NCEAS / eml

Ecological Metadata Language (EML)
https://eml.ecoinformatics.org/
GNU General Public License v2.0
40 stars 15 forks source link

Review units list for duplicates, errors #378

Open amoeba opened 2 years ago

amoeba commented 2 years ago

@earnaud over on https://github.com/ropensci/EML/issues/330 reported seeing a unit with the id molePerKilogram twice in the units list but with slightly different attributes. You can see it's defined twice:

https://github.com/NCEAS/eml/blob/fe77f8f9a34b08bc181857d1ad1240bcd99bead4/eml-unitDictionary.xml#L1623-L1627 https://github.com/NCEAS/eml/blob/fe77f8f9a34b08bc181857d1ad1240bcd99bead4/eml-unitDictionary.xml#L2017-L2020

The first time, it's grouped with <!--amountOfSubstanceWeight--> and the second time it's grouped with <!--amountPerMass-->.

It's also listed twice in the eml-unitTypeDefinitions.xsd file:

https://github.com/NCEAS/eml/blob/fe77f8f9a34b08bc181857d1ad1240bcd99bead4/xsd/eml-unitTypeDefinitions.xsd#L378-L379

@mbjones, @mobb: Does this seem like a mistake to you too?

@earnaud also indicates there were other issues but I haven't figured out what those are just yet.

Once fixed, we need to issue a re-release of EML and emld. emld is where the schema files are shipped.

earnaud commented 2 years ago

Hi, I opened a full issue on https://github.com/ropensci/EML/issues/343 and provided a unit file I worked to give EML more units. I think I could serialize this table into XML format if required.

mbjones commented 2 years ago

@amoeba Yes, I think the duplication is an issue, and bummer that we missed it. It appears to me there is little functional effect because they are defined the same way (with the exception of the use of the word "micromoles" in the second description). So, I think we should eliminate one of the two, which could go out in a patch release of the spec (e.g., 2.2.1).

@earnaud In terms of completeness, we have never thought the EML spec could define all units needed by researchers, but were striving to provide shared names for the most commonly used units, and a spec that allows additional units to be added as needed. Your ticket on how to get the R EML and emld packages to fold in udunits automatically I think is best handled there, rather than as part of the spec. If there are specific units that you think should be added to the spec in a new release because they are super common, then I think proposing those as feature requests here in the spec repo makes sense. But maybe getting "everything covered by udunits" should be more of a tooling issue rather than a spec issue.
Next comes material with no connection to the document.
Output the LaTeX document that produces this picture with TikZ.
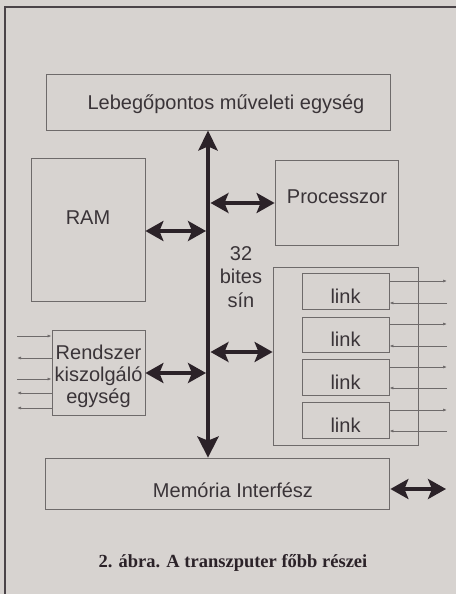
\documentclass[tikz,border=0pt]{standalone}
\usepackage{fontspec}
\setmainfont{Liberation Serif}
\setsansfont{Liberation Sans}
\usetikzlibrary{arrows.meta}
\definecolor{bg}{HTML}{D7D3D0}
\definecolor{boxline}{HTML}{6E6A6A}
\definecolor{txt}{HTML}{3A3438}
\definecolor{arr}{HTML}{2B2228}
\definecolor{framec}{HTML}{4A4448}
\tikzset{
  box/.style={draw=boxline, line width=0.8pt, rectangle, inner sep=0pt},
  lbl/.style={font=\sffamily\fontsize{20}{22}\selectfont, text=txt, inner sep=0pt, align=center},
  dbl/.style={draw=arr, line width=4.5pt, {Stealth[length=18pt,width=20pt,inset=4pt]}-{Stealth[length=18pt,width=20pt,inset=4pt]}},
  sig/.style={draw=boxline, line width=0.7pt},
  sigarr/.style={-{Latex[length=4pt,width=3pt]}}
}
\begin{document}
\begin{tikzpicture}[x=1pt,y=-1pt]
\path[use as bounding box, fill=bg] (0,0) rectangle (456,594);
\draw[framec, line width=1.5pt] (5,594) -- (5,7) -- (456,7);

% boxes
\node[box, minimum width=344pt, minimum height=56pt] (lebeg) at (218,102) {};
\node[lbl] (lebegt) at (226,104) {Lebegőpontos műveleti egység};
\node[box, minimum width=114pt, minimum height=143pt] (ram) at (88,229.5) {};
\node[lbl] (ramt) at (88,218) {RAM};
\node[box, minimum width=123pt, minimum height=85pt] (proc) at (336.5,202.5) {};
\node[lbl] (proct) at (337,197) {Processzor};
\node[box, minimum width=145pt, minimum height=178pt] (links) at (345.5,356) {};
\node[box, minimum width=87pt, minimum height=36pt] (l1) at (345.5,291) {};
\node[box, minimum width=87pt, minimum height=35pt] (l2) at (345.5,334.5) {};
\node[box, minimum width=87pt, minimum height=36pt] (l3) at (345.5,377) {};
\node[box, minimum width=87pt, minimum height=36pt] (l4) at (345.5,420) {};
\foreach \n in {l1,l2,l3,l4}{\node[lbl] (\n t) at ([yshift=-5pt]\n.center) {link};}
\node[box, minimum width=93pt, minimum height=85pt] (rsz) at (98.5,372.5) {};
\node[lbl] (rszt) at (98.5,376) {Rendszer\\kiszolgáló\\egység};
\node[box, minimum width=344pt, minimum height=51pt] (mem) at (217,483.5) {};
\node[lbl] (memt) at (233,490) {Memória Interfész};
\node[lbl, font=\sffamily\fontsize{20}{23.5}\selectfont] (bus) at (241,277) {32\\bites\\sín};

% bus
\coordinate (busx) at (208,0);
\draw[draw=arr, line width=4.5pt, {Stealth[length=20pt,width=19pt,inset=4pt]}-{Stealth[length=21pt,width=21pt,inset=4pt]}] (lebeg.south -| busx) -- (mem.north -| busx);

% side arrows
\coordinate (aram) at (206,231);
\draw[dbl] (ram.east |- aram) -- (aram);
\coordinate (aproc) at (210.5,203);
\draw[dbl] (aproc) -- (proc.west |- aproc);
\coordinate (alink) at (210.5,352);
\draw[dbl] (alink) -- (links.west |- alink);
\coordinate (arsz) at (206,373);
\draw[dbl] (rsz.east |- arsz) -- (arsz);
\coordinate (amem) at (446,489);
\draw[dbl, shorten <=1pt] (mem.east |- amem) -- (amem);

% link signals
\foreach \n/\yt/\yb in {l1/281/303, l2/324/346, l3/367/388, l4/410/431}{
  \coordinate (\n o) at (447,\yt);
  \coordinate (\n i) at (447,\yb);
  \draw[sig, sigarr] (\n.east |- \n o) -- (\n o);
  \draw[sig, sigarr] (\n i) -- (\n.east |- \n i);
}

% system signals
\foreach \k/\y in {a/336, b/358, c/379, d/393, e/408}{
  \coordinate (s\k) at (17,\y);
}
\draw[sig, sigarr] (sa) -- (rsz.west |- sa);
\draw[sig, sigarr] (rsz.west |- sb) -- (sb);
\draw[sig, sigarr] (sc) -- (rsz.west |- sc);
\draw[sig, sigarr] (rsz.west |- sd) -- (sd);
\draw[sig, sigarr] (rsz.west |- se) -- (se);

% caption
\node[font=\rmfamily\bfseries\fontsize{18.5}{20}\selectfont, text=arr, inner sep=0pt] (cap) at (233,563) {2. ábra. A transzputer főbb részei};
\end{tikzpicture}
\end{document}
What do others think?

mbjones commented 2 years ago

@amoeba I also see that the unitType is blank on a bunch of those "amountPerMass" fields, which is wrong -- it should be set to unitType="amountofSubstanceWeight". That unitType is poorly named, and I think it would be better names as amountPerMass, but it wasn't, so I'm not sure changing it makes sense now. @mobb, do you have any input on this situation and how we should move forward?

mobb commented 2 years ago

I confess I did not spend much time on the unitType field. I found it to be somewhat overloaded, combining features of quantity and dimensionality. Further, unitType did not seem to be widely used.

BTW, EDI has recently spun up a Units Working Group, to address the future for all the content of the (now retired) LTER Unit Registry. In particular, we would like to partner with a larger org dealing with units, and come up with a way to suggest new additions to that system, and to export from it in ways that are compatible with EML. We have just begun examining a group of systems (udunits among them) for certain features. Our WG does not have a web-presence yet - contact me if you're interested in joining this effort.

mbjones commented 2 years ago

Thanks, @mobb. I'm interested, or maybe someone from our group at NCEAS might be.

Regarding unitType, it is a critical field that links the unit to a dimensional formula. For example, for amountOfSubstaneWeight:

https://github.com/NCEAS/eml/blob/fe77f8f9a34b08bc181857d1ad1240bcd99bead4/eml-unitDictionary.xml#L205-L209

Any two units that share the same unitType or have unitTypes with identical dimensionlity are in fact the same kind of measured quantity, and can therefore be converted losslessly between them using the multiplierToSI factor. While we generally only annotate with unit values, it is the unitType linkage that allows us to semantically group units and determine if they are from the same dimensional family. So it is used more behind the scenes in inferences about units and driving unit conversions. This is also what would allow us to automate the linkage to other unit vocabularies build from the NIST fundamental dimensions.

earnaud commented 2 years ago

Hi @mbjones ,

Indeed, I naively worked on the tables returned by EML::get_unitList() and didn't think to look how the function actualy worked. Therefore, I shall turn my table into an xml and review the units list with my users communities to assess which ones will be the most useful.